While on vacation, I picked up a book to read solely for pleasure. As I struggled to find time to read the novel admist pool time, family time, and time demanded by a 3 year-old and 7 month old, I came to the realization that I am much better at reading tweets, online articles and blog posts than I am novels. I read an article linked from a tweet about how reading is changing in the screen filled, digital world we live in. I thought immediately about how it connected with my day. I thought about how I read so much more than ever before, and I don't find it boring. I had to write.

An article in the Des Moines Register on Sunday, July 25 also talked about how reading is changing. It's much more interactive and takes more skills than just reading words from left to right. It's knowing what an advertisement looks like on a webpage; it's scrolling and skimming for information; it's gathering information from images and sounds as well as text. What's this mean for our teachers and classrooms? I just purchased textbooks for an algebra class and the ebooks we received have links to websites, video clips, and explanations through audio.

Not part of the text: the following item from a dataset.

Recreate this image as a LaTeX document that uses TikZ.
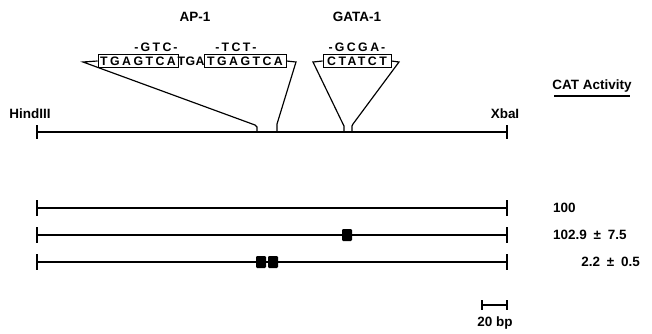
\documentclass[tikz,border=0pt]{standalone}
\usepackage{fontspec}
\setmainfont{Liberation Sans}
\newfontfamily\seqfont[LetterSpace=20]{Liberation Sans}
\newfontfamily\seqtight[LetterSpace=4]{Liberation Sans}
\tikzset{
  lbl/.style={inner sep=0pt, font=\bfseries\fontsize{11.5}{13}\selectfont},
  seqbox/.style={draw, line width=.8pt, inner sep=0pt, minimum height=.38cm, font=\seqfont\bfseries\fontsize{10.5}{12}\selectfont},
  seqtxt/.style={inner sep=0pt, font=\seqtight\bfseries\fontsize{10.5}{12}\selectfont},
  mut/.style={inner sep=0pt, font=\seqfont\bfseries\fontsize{10.5}{12}\selectfont},
  dna/.style={line width=1.2pt},
  site/.style={fill=black, rounded corners=1pt, minimum width=.3cm, minimum height=.36cm, inner sep=0pt}
}
\begin{document}
\begin{tikzpicture}[x=.03cm, y=-.03cm]
        \useasboundingbox (0,0) rectangle (652,333);
        % factor names
        \node[lbl] (ap) at (195,17) {AP-1};
        \node[lbl] (gata) at (357,17) {GATA-1};
        % sequences
        \node[seqbox, minimum width=2.4cm] (boxa) at (138,61) {TGAGTCA};
        \node[seqbox, minimum width=2.46cm] (boxb) at (245,61) {TGAGTCA};
        \path (boxa.east) -- node[seqtxt] (tga) {TGA} (boxb.west);
        \node[seqbox, minimum width=2.04cm] (boxc) at (357,61) {CTATCT};
        \node[mut] (mga) at (156,47) {-\,GTC\,-};
        \node[mut] (mgb) at (236,47) {-\,TCT\,-};
        \node[mut] (mgc) at (357,47) {-\,GCGA\,-};
        % map
        \coordinate (hind) at (37,132);
        \coordinate (xba) at (507,132);
        \draw[dna] (hind) -- (xba);
        \draw[dna] (37,125) -- (37,139);
        \draw[dna] (507,125) -- (507,139);
        \node[lbl] (hlbl) at (30,114) {HindIII};
        \node[lbl] (xlbl) at (505,114) {XbaI};
        \draw[line width=1pt] (boxa.west) -- (83,62) -- (255,125) -- (257,127) -- (257,132);
        \draw[line width=1pt] (boxb.east) -- (296,62) -- (277,124) -- (277,132);
        \draw[line width=1pt] (boxc.west) -- (313,62) -- (343,124) -- (344,126) -- (344,132);
        \draw[line width=1pt] (boxc.east) -- (399,62) -- (353,124) -- (352,126) -- (352,132);
        % constructs
        \node[lbl, anchor=south] (cat) at (592,93) {CAT Activity};
        \draw[line width=1pt] (554,96) -- (630,96);
        \foreach \y/\n in {208/a,235/b,262/c}{
          \coordinate (l\n) at (37,\y);
          \coordinate (r\n) at (507,\y);
          \draw[dna] (l\n) -- (r\n);
          \draw[dna] (37,\y-8) -- (37,\y+8);
          \draw[dna] (507,\y-8) -- (507,\y+8);
        }
        \node[site] (sb) at (347,235) {};
        \node[site] (sc) at (261,262) {};
        \node[site] (sd) at (273,262) {};
        \node[lbl, anchor=west] (va) at (553,208) {100};
        \node[lbl, anchor=west] (vb) at (553,235) {102.9\enspace±\enspace7.5};
        \node[lbl, anchor=east] (vc) at (640,262) {2.2\enspace±\enspace0.5};
        % scale bar
        \coordinate (sl) at (482,305);
        \coordinate (sr) at (507,305);
        \draw[line width=1.2pt] (sl) -- (sr);
        \draw[line width=1.2pt] (482,300) -- (482,310);
        \draw[line width=1.2pt] (507,300) -- (507,310);
        \node[lbl] (bp) at (495,323) {20 bp};
      \end{tikzpicture}
\end{document}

How will this change teaching? Do we teach reading in a manner that takes this into account? What's the impact to the first grade teacher as well as the high school teacher? Reading is still critically important... do we even define reading the same way anymore? My fear is that this won't impact teaching, that our teachers don't even know where to begin to teach all the skills for digital readers, that some teachers will continue to think this isn't their job. My fear is that the definition of literacy and reading for some hasn't changed since the use of 16mm film projector.


  1. Jenn,

    Couldn't agree more. Also in the discussion are audio books, which I like to have to compliment the hard copy that I too, struggle to stay focused on. Staff that don't see this dilema are those who don't use the tools that you refer to. We need to keep pushing staff to engage themselves into digital content so they feel comfortable working with the tools kids like.

  2. We don't grow by the status quo. I need pushing too, so I can appreciate your comments about pushing teachers (and kids) to engage themselves in the digital world in ways they haven't done before. So often I find we assume all kids are already good at this. When asked if kids in an advanced math class wanted a digital text or textbook, almost all still wanted the paper copy "just in case".